A recent report from Reuters states that:
“Under the SEC Pay-to-Play Rule, an investment advisor is prohibited from receiving compensation for managing a government entity’s investments for two years after it, a covered employee, or a PAC they control makes a political contribution to certain state or local candidates or officials.”
Pay-to-play restrictions exist at local, state and federal levels, depending on where your firm is located. Failure to comply can result in fines, contractual bans or further action from regulatory bodies.
Related: A look at state and local political contributions compliance regulations
The Fine Print
There are exceptions for certain contributions made by advisers or associated persons. For example, you may find that there is a “de minimis” exception that allows for smaller contributions, often up to $350 (and sometimes capped at $150) – although it’s best to double-check your specific circumstances regardless.
How Can Your Firm Comply with the SEC Pay-to-Play Rule this Election Season?
In the financial industry, maintaining compliance with pay-to-play restrictions is not just good practice; it’s a legal requirement. Here are three steps you can take to ensure each member of your firm is aware of pay-to-play restrictions during the upcoming elections.
1. Train your staff
The first step toward compliance is a comprehensive understanding of the regulations governing pay-to-play practices. This means studying not only federal regulations, but also state-specific rules which can vary widely. Keep in mind that these rules can change, so staying up to date is essential.
Including pay-to-play training in your onboarding process as well as your annual training periods could help to keep all members of your team apprised of pay-to-play rules. You may also wish to offer a reminder or bonus training session during times of higher risk, such as election seasons. For example, this is a good time to remind employees that their spouses and loved ones’ political contributions may also be subject to pay-to-play rules.
Finally, it’s a good idea to implement a preclearance process for any contributions above the de minimis value – this way, your compliance department can approve contributions before they become a problem, thus preventing regulatory errors.
2. Develop clear policies and procedures
Once you fully understand the regulations, the next step is to create and implement a robust compliance program.
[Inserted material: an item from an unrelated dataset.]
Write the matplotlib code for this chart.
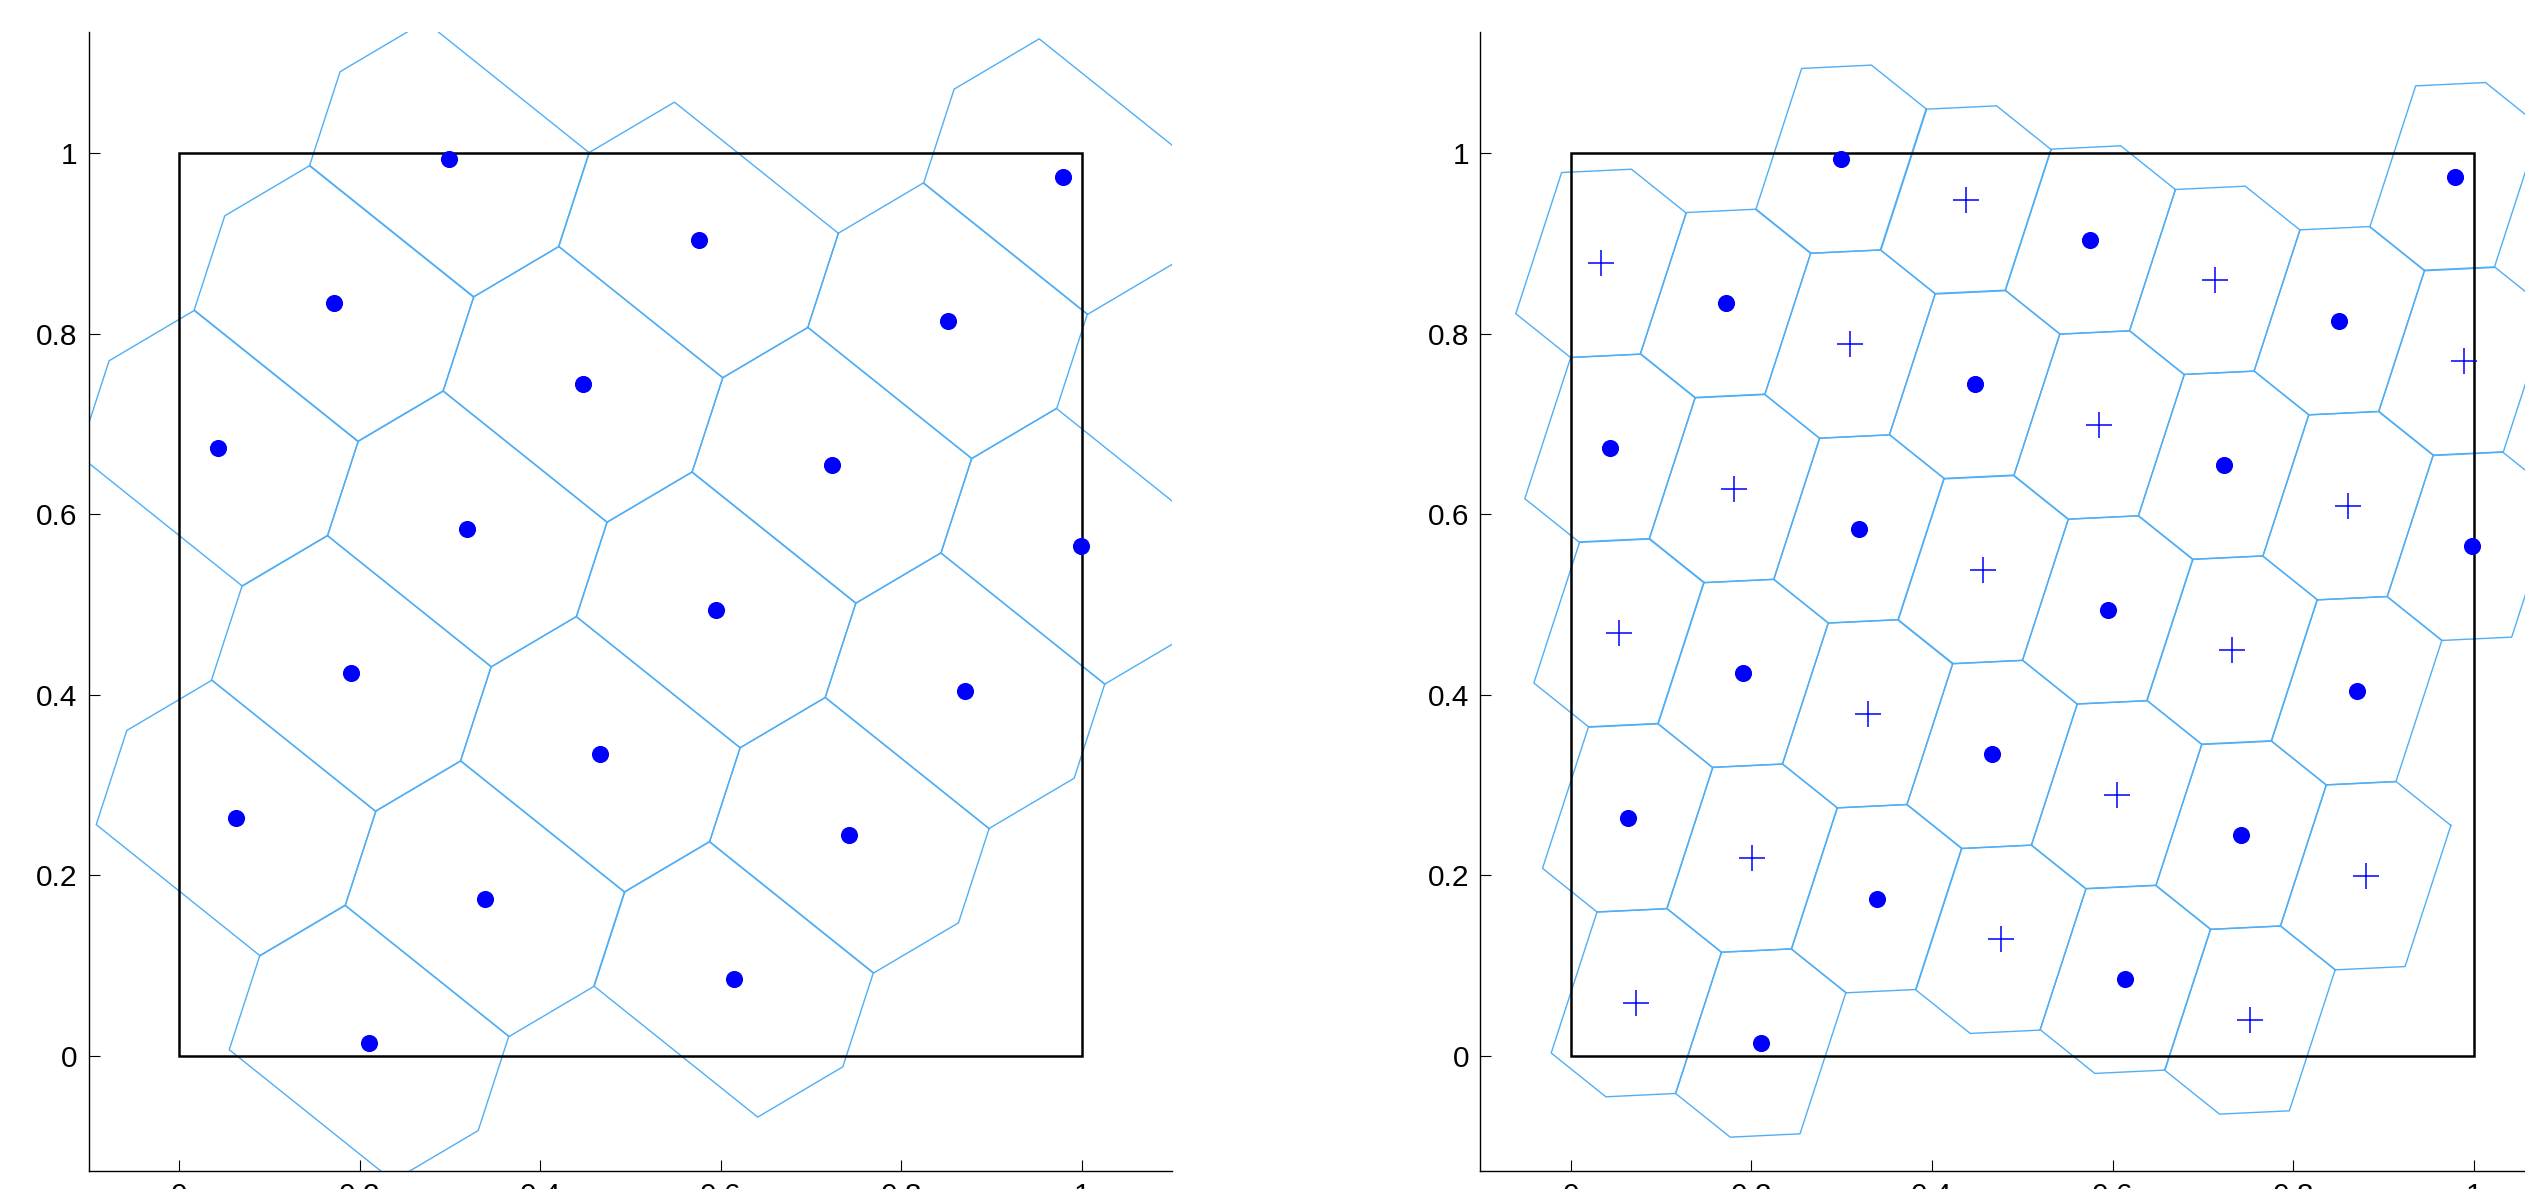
import numpy as np
import matplotlib
matplotlib.use('Agg')
import matplotlib.pyplot as plt
from matplotlib.patches import Rectangle

plt.rcParams['font.family'] = ['Liberation Sans', 'DejaVu Sans']

# lattice points in the unit square (filled dots)
dots_x = [0.2993, 0.1716, 0.4474, 0.0435, 0.3193, 0.9793, 0.5754, 0.8512, 0.7231, 0.9985,
	0.1908, 0.4666, 0.0631, 0.3389, 0.2104, 0.5947, 0.8704, 0.7423, 0.6142]
dots_y = [0.9934, 0.8338, 0.7441, 0.6732, 0.5838, 0.9741, 0.9040, 0.8146, 0.6544, 0.5646,
	0.4239, 0.3342, 0.2637, 0.1743, 0.0144, 0.4941, 0.4047, 0.2445, 0.0850]

# extra points of the refined lattice (crosses)
cross_x = [0.4378, 0.0335, 0.3093, 0.1812, 0.4566, 0.7132, 0.9893, 0.5851, 0.8608,
	0.0535, 0.3289, 0.2008, 0.4762, 0.0727, 0.7323, 0.6046, 0.8804, 0.7523]
cross_y = [0.9483, 0.8781, 0.7887, 0.6285, 0.5387, 0.8593, 0.7699, 0.6990, 0.6096,
	0.4690, 0.3792, 0.2193, 0.1293, 0.0591, 0.4498, 0.2895, 0.1997, 0.0399]

ticks = [0, 0.2, 0.4, 0.6, 0.8, 1]
tick_labels = ['0', '0.2', '0.4', '0.6', '0.8', '1']

CELL = '#50AEF5'
BLUE = '#0000FF'


# keep the part of a polygon where x . n <= c
def clip(poly, n, c):
	out = []
	m = len(poly)
	for i in range(m):
		p, q = poly[i], poly[(i + 1) % m]
		fp, fq = p @ n - c, q @ n - c
		if fp <= 0:
			out.append(p)
		if fp * fq < 0:
			t = fp / (fp - fq)
			out.append(p + t * (q - p))
	return np.array(out)


# Voronoi cell of the origin for the lattice spanned by the points
def voronoi_cell(pts, tol=0.03):
	d = (pts[:, None, :] - pts[None, :, :]).reshape(-1, 2)
	r = np.hypot(d[:, 0], d[:, 1])
	rmin = r[r > 1e-9].min()
	d = d[(r > 1e-9) & (r < 2.5 * rmin)]

	# average the differences that stand for the same lattice vector
	groups = []
	for v in d:
		for g in groups:
			if np.hypot(*(g[0] / g[1] - v)) < tol:
				g[0] += v
				g[1] += 1
				break
		else:
			groups.append([v.copy(), 1])

	poly = np.array([[-1., -1.], [1., -1.], [1., 1.], [-1., 1.]])
	for s, k in groups:
		v = s / k
		poly = clip(poly, v, v @ v / 2)
	return poly


def setup(ax):
	ax.set_xlim(-0.1, 1.1)
	ax.set_ylim(-0.127, 1.134)
	ax.spines['top'].set_visible(False)
	ax.spines['right'].set_visible(False)
	for s in ('left', 'bottom'):
		ax.spines[s].set_linewidth(1.0)
	ax.set_xticks(ticks)
	ax.set_xticklabels(tick_labels)
	ax.set_yticks(ticks)
	ax.set_yticklabels(tick_labels)
	ax.tick_params(direction='in', length=8, width=0.8, labelsize=21.5, pad=8)


def draw_cells(ax, pts):
	cell = voronoi_cell(pts)
	ring = np.vstack([cell, cell[:1]])
	for p in pts:
		ax.plot(ring[:, 0] + p[0], ring[:, 1] + p[1], color=CELL, lw=1.0, zorder=1)
	ax.add_patch(Rectangle((0, 0), 1, 1, fill=False, ec='k', lw=1.8, zorder=2))


dots = np.column_stack([dots_x, dots_y])
crosses = np.column_stack([cross_x, cross_y])

fig = plt.figure(figsize=(25.25, 11.89), dpi=100)

ax1 = fig.add_axes([0.03513, 0.01539, 0.42915, 0.95745])
draw_cells(ax1, dots)
ax1.plot(dots_x, dots_y, 'o', color=BLUE, ms=11.3, mec=BLUE, zorder=3)
setup(ax1)

ax2 = fig.add_axes([0.58630, 0.01539, 0.42915, 0.95745])
draw_cells(ax2, np.vstack([dots, crosses]))
ax2.plot(dots_x, dots_y, 'o', color=BLUE, ms=11.3, mec=BLUE, zorder=3)
ax2.plot(cross_x, cross_y, '+', color=BLUE, ms=19, mew=1.1, zorder=3)
setup(ax2)

fig.savefig('out.png', dpi=100)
This includes establishing a system for tracking political contributions made by your employees and covered associates at the federal, state and local levels.
Additionally, if an employee suspects a compliance violation regarding pay-to-play (or any other matter), they should know how to take the next appropriate steps toward minimizing that risk.
And, of course, be sure to have proper documentation procedures in place. Remember, accurate record-keeping will be invaluable if you are subject to an audit or investigation down the road!
3. Automate the process wherever you can to keep it simple
Lastly, it’s a great idea to invest in compliance software that proactively identifies any pay-to-play risks. In a digital-first environment, it’s easy for employees to make a quick, simple mistake that could cost your firm both financially and reputationally.
Compliance software can continuously monitor political contributions made by employees, executives and their immediate family members. This helps firms ensure that no prohibited contributions are being made to political candidates, parties or committees that could potentially trigger pay-to-play violations.
For example, the illumis® political contribution compliance platform integrates thousands of data sources, scouring the most comprehensive public data monitoring available and alerting your firm to any potential or real risks. From there, you can organize records, share notes and easily filter records to avoid false positives – while also producing and sharing documents as needed.
And if you want to implement preclearance procedures, the illumis platform offers self-reporting and preclearance requests for one seamless compliance process.
As election season rolls around, it’s important to keep pay-to-play regulations top of mind for your team with training, proper processes and the right software solutions.